It not only is not silly, but a bery good idea indeed: ideally a program
should have a single functional entry point. So the general layout would
be
	main()
	{
		args = process_arguments();
		do_work(args);
	}

This has been admonished for more than fifteen years that I remember. The
rationale is that if you doing it this way is no more complicated than the
classic "main(argc,argv)" directly approach, but it adds a very useful layer:

Instead of having to process command line arguments or text strings, the
routine that is actually your program gets actual binary arguments. Thus 
building new programs that need to use the functionality of an existing
one is easy: simply call the routine with the appropriate arguments.

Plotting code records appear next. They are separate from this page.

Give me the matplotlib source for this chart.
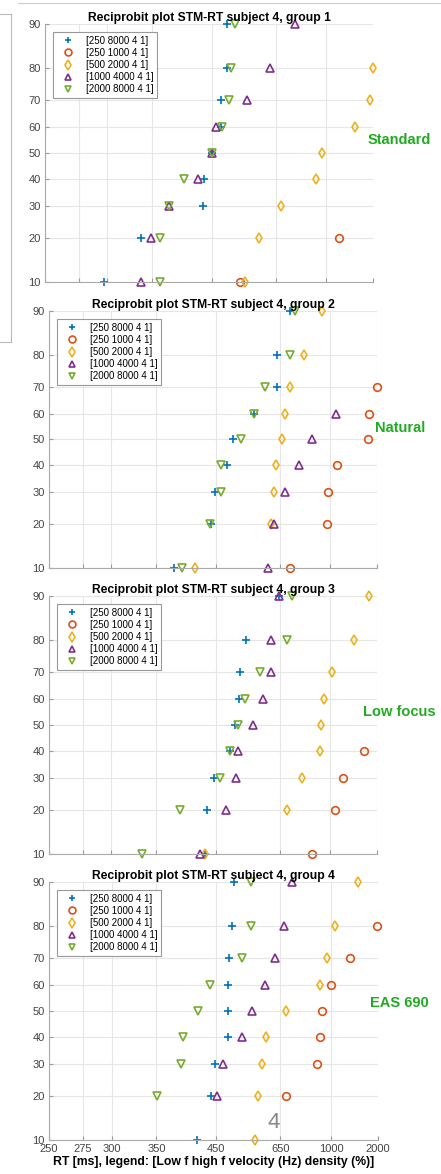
import numpy as np
import matplotlib.pyplot as plt
from statistics import NormalDist

plt.rcParams['font.family'] = ['Liberation Sans', 'DejaVu Sans']

# percentiles on the probit axis
pct = [10, 20, 30, 40, 50, 60, 70, 80, 90]
xticks = [250, 275, 300, 350, 450, 650, 1000, 2000]
yticks = [10, 20, 30, 40, 50, 60, 70, 80, 90]
series_labels = ['[250 8000 4 1]', '[250 1000 4 1]', '[500 2000 4 1]',
                 '[1000 4000 4 1]', '[2000 8000 4 1]']
nan = np.nan

# RT (ms) at each percentile, one list per legend entry
g1 = [
    [297, 336, 432, 435, 451, 472, 472, 485, 487],
    [522, 1155, nan, nan, nan, nan, nan, nan, nan],
    [537, 583, 674, 906, 955, 1453, 1894, 1990, nan],
    [336, 348, 373, 423, 451, 460, 543, 627, 749],
    [361, 361, 373, 398, 451, 474, 490, 497, 507],
]
g2 = [
    [375, 440, 449, 476, 490, 552, 637, 638, 698],
    [701, 963, 974, 1079, 1667, 1709, 1984, nan, nan],
    [409, 613, 625, 633, 660, 676, 698, 784, 922],
    [600, 626, 674, 748, 840, 1066, nan, nan, nan],
    [388, 439, 461, 462, 512, 551, 591, 700, 729],
]
g3 = [
    [428, 433, 447, 483, 497, 508, 509, 528, 647],
    [835, 1058, 1155, 1565, nan, nan, nan, nan, nan],
    [428, 683, 771, 899, 914, 942, 1024, 1342, 1698],
    [419, 473, 498, 505, 549, 584, 612, 612, 647],
    [332, 384, 460, 484, 505, 524, 573, 685, 709],
]
g4 = [
    [413, 439, 448, 477, 477, 477, 480, 488, 491],
    [nan, 677, 870, 894, 917, 995, 1247, 1957, nan],
    [553, 564, 578, 590, 677, 891, 955, 1047, 1409],
    [nan, 451, 465, 514, 543, 586, 627, 667, 706],
    [nan, 351, 386, 389, 415, 437, 515, 540, 541],
]
groups = [g1, g2, g3, g4]
notes = ['Standard', 'Natural', 'Low focus', 'EAS 690']

colors = ['#0072BD', '#D95319', '#EDB120', '#7E2F8E', '#77AC30']
markers = ['+', 'o', 'd', '^', 'v']

_nd = NormalDist()


def probit(p):
    p = np.asarray(p, dtype=float)
    out = np.full(p.shape, np.nan)
    ok = (p > 0) & (p < 100)
    out[ok] = [_nd.inv_cdf(v / 100.0) for v in p[ok]]
    return out


def probit_inv(z):
    z = np.asarray(z, dtype=float)
    return np.array([_nd.cdf(v) * 100.0 for v in z.ravel()]).reshape(z.shape)


def recip(x):
    x = np.asarray(x, dtype=float)
    with np.errstate(divide='ignore'):
        return -1.0 / x


W, H = 441, 1174
fig = plt.figure(figsize=(W / 100, H / 100), dpi=100)

# axes boxes in pixels: left, right, top, bottom
boxes = [(45, 373, 24, 282), (49, 377, 311, 568),
         (49, 377, 596, 854), (49, 378, 882, 1140)]

for i, (grp, box) in enumerate(zip(groups, boxes)):
    l, r, t, b = box
    ax = fig.add_axes([l / W, 1 - b / H, (r - l) / W, (b - t) / H])
    ax.set_xscale('function', functions=(recip, recip))
    ax.set_yscale('function', functions=(probit, probit_inv))
    for vals, lab, c, m in zip(grp, series_labels, colors, markers):
        ax.plot(vals, pct, linestyle='none', marker=m, color=c,
                markerfacecolor='none', markersize=5.5, markeredgewidth=1.2,
                label=lab, clip_on=False)
    ax.set_xlim(250, 2000)
    ax.set_ylim(10, 90)
    ax.set_xticks(xticks)
    ax.set_yticks(yticks)
    ax.set_yticklabels([str(v) for v in yticks])
    ax.minorticks_off()
    if i == 3:
        ax.set_xticklabels([str(v) for v in xticks])
        ax.set_xlabel('RT [ms], legend: [Low f high f velocity (Hz) density (%)]',
                      fontsize=8.8, fontweight='bold', labelpad=1)
    else:
        ax.set_xticklabels([])
    ax.grid(True, color='#e6e6e6', linewidth=0.8)
    ax.set_axisbelow(True)
    ax.tick_params(direction='in', length=3, labelsize=8, colors='#999999',
                   labelcolor='#444444', pad=3)
    for s in ['top', 'right']:
        ax.spines[s].set_visible(False)
    for s in ['left', 'bottom']:
        ax.spines[s].set_color('#aaaaaa')
        ax.spines[s].set_linewidth(0.8)
    ax.set_title('Reciprobit plot STM-RT subject 4, group %d' % (i + 1),
                 fontsize=8.7, fontweight='bold', pad=2)
    leg = ax.legend(loc='upper left', fontsize=7, frameon=True, fancybox=False,
                    edgecolor='#999999', borderaxespad=0.8, handletextpad=0.7,
                    labelspacing=0.22, borderpad=0.4, handlelength=2.3,
                    markerscale=0.9)
    leg.get_frame().set_linewidth(0.8)
    leg.get_frame().set_alpha(1)

# green annotations on the right side
note_pos = [(368, 140), (375, 428), (363, 712), (370, 1003)]
for txt, (x, y) in zip(notes, note_pos):
    fig.text(x / W, 1 - y / H, txt, color='#22aa22', fontsize=10.5,
             fontweight='bold', va='center', ha='left')

fig.text(274 / W, 1 - 1122 / H, '4', color='#888888', fontsize=16,
         ha='center', va='center')

# screenshot frame remnants
fig.add_artist(plt.Line2D([18 / W, 1], [1 - 3 / H, 1 - 3 / H], color='#cccccc', lw=0.8))
fig.add_artist(plt.Line2D([11 / W, 11 / W], [1 - 14 / H, 1 - 342 / H], color='#bbbbbb', lw=0.8))
fig.add_artist(plt.Line2D([0, 11 / W], [1 - 342 / H, 1 - 342 / H], color='#bbbbbb', lw=0.8))
fig.add_artist(plt.Line2D([0, 11 / W], [1 - 14 / H, 1 - 14 / H], color='#bbbbbb', lw=0.8))

fig.savefig('out.png', dpi=100)
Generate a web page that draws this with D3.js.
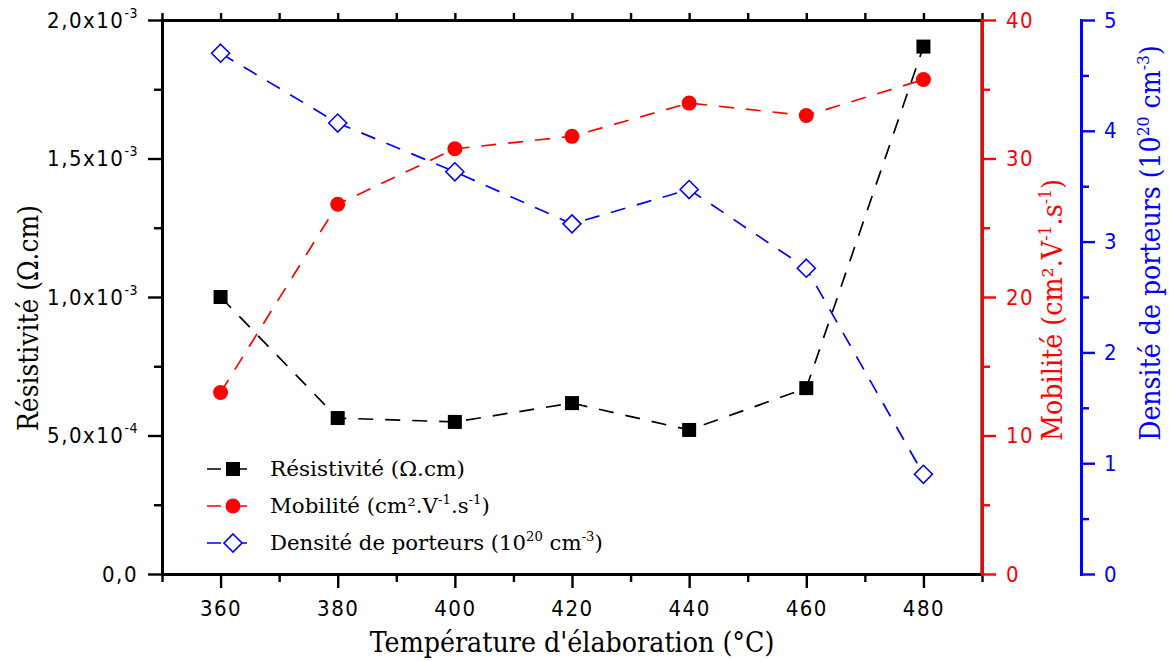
<!DOCTYPE html>
<html><head><meta charset="utf-8">
<script src="https://cdn.jsdelivr.net/npm/d3@7"></script>
<style>body{margin:0;background:#fff} svg{display:block}</style>
</head><body><svg id="c" width="1169" height="661"></svg>
<script>
// ---- data ----
const temperatures = [360, 380, 400, 420, 440, 460, 480];
const resistivity = [1.0e-3, 0.563e-3, 0.549e-3, 0.617e-3, 0.520e-3, 0.671e-3, 1.904e-3];
const mobility = [13.1, 26.7, 30.7, 31.6, 34.0, 33.1, 35.7];
const density = [4.70, 4.07, 3.63, 3.16, 3.47, 2.76, 0.90];

const xMajorTicks = [360, 380, 400, 420, 440, 460, 480];
const xMinorTicks = [350, 370, 390, 410, 430, 450, 470, 490];
const leftMajorTicks = [0, 5e-4, 1e-3, 1.5e-3, 2e-3];
const leftMinorTicks = [2.5e-4, 7.5e-4, 1.25e-3, 1.75e-3];
const leftTickMantissa = ["0,0", "5,0x10", "1,0x10", "1,5x10", "2,0x10"];
const leftTickExponent = ["", "-4", "-3", "-3", "-3"];
const mobilityMajorTicks = [0, 10, 20, 30, 40];
const mobilityMinorTicks = [5, 15, 25, 35];
const densityMajorTicks = [0, 1, 2, 3, 4, 5];
const densityMinorTicks = [0.5, 1.5, 2.5, 3.5, 4.5];

const xTitle = [["Température d'élaboration (°C)", false]];
const leftTitle = [["Résistivité (Ω.cm)", false]];
const mobilityTitle = [["Mobilité (cm².V", false], ["-1", true], [".s", false], ["-1", true], [")", false]];
const densityTitle = [["Densité de porteurs (10", false], ["20", true], [" cm", false], ["-3", true], [")", false]];

// ---- layout ----
const svg = d3.select("#c");
const L = 162, R = 982, T = 20, B = 574, BLUE_X = 1081;
const x = d3.scaleLinear().domain([350, 490]).range([L, R]);
const yR = d3.scaleLinear().domain([0, 2e-3]).range([B, T]);
const yM = d3.scaleLinear().domain([0, 40]).range([B, T]);
const yD = d3.scaleLinear().domain([0, 5]).range([B, T]);

const tickFont = "'Liberation Sans Narrow','DejaVu Sans Condensed','Arial Narrow',sans-serif";
const serif = "'DejaVu Serif',serif";
const MAJ = 14, MIN = 8;

function rich(text, parts, fs) {
  let shifted = false;
  parts.forEach(([s, sup]) => {
    const t = text.append("tspan").text(s);
    if (sup) {
      t.attr("font-size", fs * 0.62).attr("dy", -fs * 0.42);
      shifted = true;
    } else if (shifted) {
      t.attr("dy", fs * 0.42);
      shifted = false;
    }
  });
}

function styleAxis(g, color, w) {
  g.select(".domain").attr("stroke", color).attr("stroke-width", w);
  g.selectAll(".tick line").attr("stroke", color).attr("stroke-width", 2.4);
  g.selectAll("text").attr("fill", color);
}

// frame: top + right (black)
const topG = svg.append("g").attr("transform", `translate(0,${T})`)
  .call(d3.axisTop(x).tickValues(xMinorTicks.concat(xMajorTicks)).tickSize(7).tickSizeOuter(0).tickFormat(""));
styleAxis(topG, "#000", 3);
svg.append("line").attr("x1", R).attr("x2", R).attr("y1", T).attr("y2", B).attr("stroke", "#000").attr("stroke-width", 3);

// bottom axis
const botMin = svg.append("g").attr("transform", `translate(0,${B})`)
  .call(d3.axisBottom(x).tickValues(xMinorTicks).tickSize(MIN).tickSizeOuter(0).tickFormat(""));
styleAxis(botMin, "#000", 3);
const botMaj = svg.append("g").attr("transform", `translate(0,${B})`)
  .call(d3.axisBottom(x).tickValues(xMajorTicks).tickSize(MAJ).tickPadding(12).tickSizeOuter(0));
styleAxis(botMaj, "#000", 3);
botMaj.selectAll("text").attr("font-family", tickFont).attr("font-size", 22).attr("letter-spacing", 1.5);

// left axis
const leftMin = svg.append("g").attr("transform", `translate(${L},0)`)
  .call(d3.axisLeft(yR).tickValues(leftMinorTicks).tickSize(MIN).tickSizeOuter(0).tickFormat(""));
styleAxis(leftMin, "#000", 3);
const leftMaj = svg.append("g").attr("transform", `translate(${L},0)`)
  .call(d3.axisLeft(yR).tickValues(leftMajorTicks).tickSize(MAJ).tickPadding(10).tickSizeOuter(0));
styleAxis(leftMaj, "#000", 3);
leftMaj.selectAll(".tick text").each(function(d, i) {
  const t = d3.select(this).text(null).attr("font-family", tickFont).attr("font-size", 22).attr("letter-spacing", 1.5);
  t.append("tspan").text(leftTickMantissa[i]);
  if (leftTickExponent[i]) t.append("tspan").attr("font-size", 14).attr("dy", -10).attr("letter-spacing", 0.5).text(leftTickExponent[i]);
});

// mobility axis (red)
const redMin = svg.append("g").attr("transform", `translate(${R},0)`)
  .call(d3.axisRight(yM).tickValues(mobilityMinorTicks).tickSize(MIN).tickSizeOuter(0).tickFormat(""));
styleAxis(redMin, "#ff0000", 3);
const redMaj = svg.append("g").attr("transform", `translate(${R},0)`)
  .call(d3.axisRight(yM).tickValues(mobilityMajorTicks).tickSize(MAJ).tickPadding(10).tickSizeOuter(0));
styleAxis(redMaj, "#ff0000", 3);
redMaj.selectAll("text").attr("font-family", tickFont).attr("font-size", 22).attr("letter-spacing", 1.5);

// density axis (blue)
const bluMin = svg.append("g").attr("transform", `translate(${BLUE_X},0)`)
  .call(d3.axisRight(yD).tickValues(densityMinorTicks).tickSize(MIN).tickSizeOuter(0).tickFormat(""));
styleAxis(bluMin, "#0000ff", 3);
const bluMaj = svg.append("g").attr("transform", `translate(${BLUE_X},0)`)
  .call(d3.axisRight(yD).tickValues(densityMajorTicks).tickSize(MAJ).tickPadding(9).tickSizeOuter(0).tickFormat(d3.format("d")));
styleAxis(bluMaj, "#0000ff", 3);
bluMaj.selectAll("text").attr("font-family", tickFont).attr("font-size", 22);

svg.selectAll(".domain").attr("stroke-linecap", "square");

// ---- titles ----
function title(parts, cx, cy, rot, len, fs, color) {
  const g = svg.append("g").attr("transform", `translate(${cx},${cy}) rotate(${rot})`);
  const t = g.append("text").attr("text-anchor", "middle").attr("font-family", serif)
    .attr("font-size", fs).attr("fill", color);
  rich(t, parts, fs);
  const w = t.node().getBBox().width;
  t.attr("transform", `scale(${len / w},1)`);
}
title(xTitle, 572, 652, 0, 405, 28, "#000");
title(leftTitle, 38, 318, -90, 226, 27, "#000");
title(mobilityTitle, 1062, 310, -90, 262, 27, "#ff0000");
title(densityTitle, 1160, 243, -90, 396, 27, "#0000ff");

// ---- series ----
const series = [
  {vals: resistivity, y: yR, color: "#000", shape: "square", label: [["Résistivité (Ω.cm)", false]], lw: 195},
  {vals: mobility, y: yM, color: "#ff0000", shape: "circle", label: [["Mobilité (cm².V", false], ["-1", true], [".s", false], ["-1", true], [")", false]], lw: 220},
  {vals: density, y: yD, color: "#0000ff", shape: "diamond", label: [["Densité de porteurs (10", false], ["20", true], [" cm", false], ["-3", true], [")", false]], lw: 333}
];

function marker(g, shape, color, cx, cy) {
  if (shape === "square") {
    g.append("rect").attr("x", cx - 7).attr("y", cy - 7).attr("width", 14).attr("height", 14).attr("fill", color);
  } else if (shape === "circle") {
    g.append("circle").attr("cx", cx).attr("cy", cy).attr("r", 7.5).attr("fill", color);
  } else {
    const s = 9;
    g.append("path").attr("d", `M${cx},${cy - s}L${cx + s},${cy}L${cx},${cy + s}L${cx - s},${cy}Z`)
      .attr("fill", "#fff").attr("stroke", color).attr("stroke-width", 1.6);
  }
}

const line = d3.line();
series.forEach(s => {
  const pts = temperatures.map((t, i) => [x(t), s.y(s.vals[i])]);
  svg.append("path").attr("d", line(pts)).attr("fill", "none").attr("stroke", s.color)
    .attr("stroke-width", 1.7).attr("stroke-dasharray", "15,12");
});
series.forEach(s => {
  const g = svg.append("g");
  temperatures.forEach((t, i) => marker(g, s.shape, s.color, x(t), s.y(s.vals[i])));
});

// ---- legend ----
const legendY = [469, 506, 543];
series.forEach((s, i) => {
  const y = legendY[i];
  svg.append("line").attr("x1", 207).attr("x2", 248).attr("y1", y).attr("y2", y)
    .attr("stroke", s.color).attr("stroke-width", 1.7).attr("stroke-dasharray", "14,12");
  marker(svg.append("g"), s.shape, s.color, 233, y);
  const g = svg.append("g").attr("transform", `translate(270,${y + 7})`);
  const t = g.append("text").attr("font-family", serif).attr("font-size", 21).attr("fill", "#000");
  rich(t, s.label, 21);
  const w = t.node().getBBox().width;
  t.attr("transform", `scale(${s.lw / w},1)`);
});
</script></body></html>
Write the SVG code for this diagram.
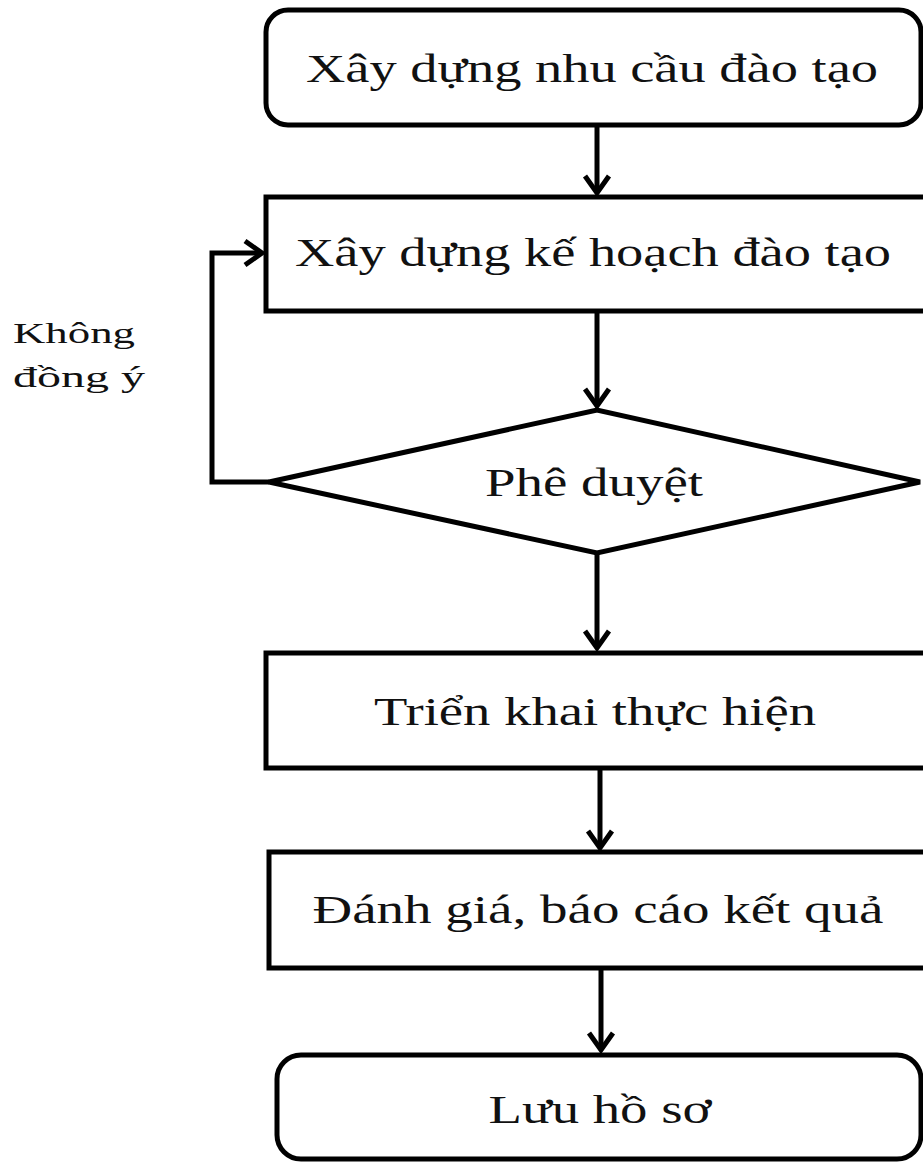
<svg xmlns="http://www.w3.org/2000/svg" width="923" height="1163" viewBox="0 0 923 1163">
<style>
.box{fill:#fff;stroke:#000;stroke-width:5}
.lbl{font-family:"Liberation Serif","Times New Roman",serif;font-size:40px;fill:#111;text-anchor:middle}
.side{font-family:"Liberation Serif","Times New Roman",serif;font-size:30px;fill:#111}
.con{fill:none;stroke:#000;stroke-width:5;marker-end:url(#arr)}
</style>
<defs>
<marker id="arr" markerUnits="userSpaceOnUse" viewBox="-22 -16 30 32" refX="0" refY="0" markerWidth="30" markerHeight="32" orient="auto" overflow="visible">
<path d="M-17,-12 L0,0 L-17,12" fill="none" stroke="#000" stroke-width="5"/>
</marker>
</defs>
<rect width="923" height="1163" fill="#fff"/>
<g id="connectors">
<path class="con" d="M597,125 L597,193"/>
<path class="con" d="M597,312 L597,406"/>
<path class="con" d="M597,553 L597,648"/>
<path class="con" d="M600,768 L600,848"/>
<path class="con" d="M601,968 L601,1050"/>
<path class="con" d="M269,482 L212,482 L212,253 L262,253"/>
</g>
<g id="n1">
<rect class="box" x="266" y="10" width="655" height="115" rx="22"/>
<text class="lbl" x="592" y="82" textLength="572" lengthAdjust="spacingAndGlyphs">Xây dựng nhu cầu đào tạo</text>
</g>
<g id="n2">
<rect class="box" x="266" y="197" width="680" height="114"/>
<text class="lbl" x="593" y="266" textLength="596" lengthAdjust="spacingAndGlyphs">Xây dựng kế hoạch đào tạo</text>
</g>
<g id="n3">
<polygon class="box" points="269,482 597,410 920,482 597,553"/>
<text class="lbl" x="594" y="496" textLength="218" lengthAdjust="spacingAndGlyphs">Phê duyệt</text>
</g>
<g id="n4">
<rect class="box" x="266" y="653" width="680" height="115"/>
<text class="lbl" x="595" y="725" textLength="442" lengthAdjust="spacingAndGlyphs">Triển khai thực hiện</text>
</g>
<g id="n5">
<rect class="box" x="269" y="852" width="680" height="116"/>
<text class="lbl" x="598" y="923" textLength="571" lengthAdjust="spacingAndGlyphs">Đánh giá, báo cáo kết quả</text>
</g>
<g id="n6">
<rect class="box" x="277" y="1055" width="644" height="104" rx="24"/>
<text class="lbl" x="600" y="1123" textLength="223" lengthAdjust="spacingAndGlyphs">Lưu hồ sơ</text>
</g>
<g id="label-khong-dong-y">
<text class="side" x="13" y="343" textLength="122" lengthAdjust="spacingAndGlyphs">Không</text>
<text class="side" x="13" y="387" textLength="132" lengthAdjust="spacingAndGlyphs">đồng ý</text>
</g>
</svg>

Doing so without a single routine entry point, i.e. a traditional program
would entangle renaming main to something, converting all actual alrguments
to strings and calling that something, or rewriting the program's main()
entirely.

The approach of a processing first the command-line and then calling a single
routine enforces considering the program as something that carries on one
conceptually functional work, and saves work if you later want to build on
top of it. It is more elegant and demonstrates that you really have a clear
idea what the program is supposed to achieve and what it needs to do it.

That is most important in today's world: if you want to make that functionality
into something remotely invokable for distributed computing, and it is a routine
you simply write the IDL and you're done, otherwise either you redesign the
program or write a wrapper to invoke it whic results in additional overhead.
Ditto for adding interfaces: if you are separating the command-line processing,
is to have that ability. If you now want to build a new interface it is easy
to use the single routine entry as a hook to call the program instead of
marshalling the arguments into text strings again...

All in all, it's old wisdom that it is much better to have your program invoke
a single function to do its work for future maintenance.

					j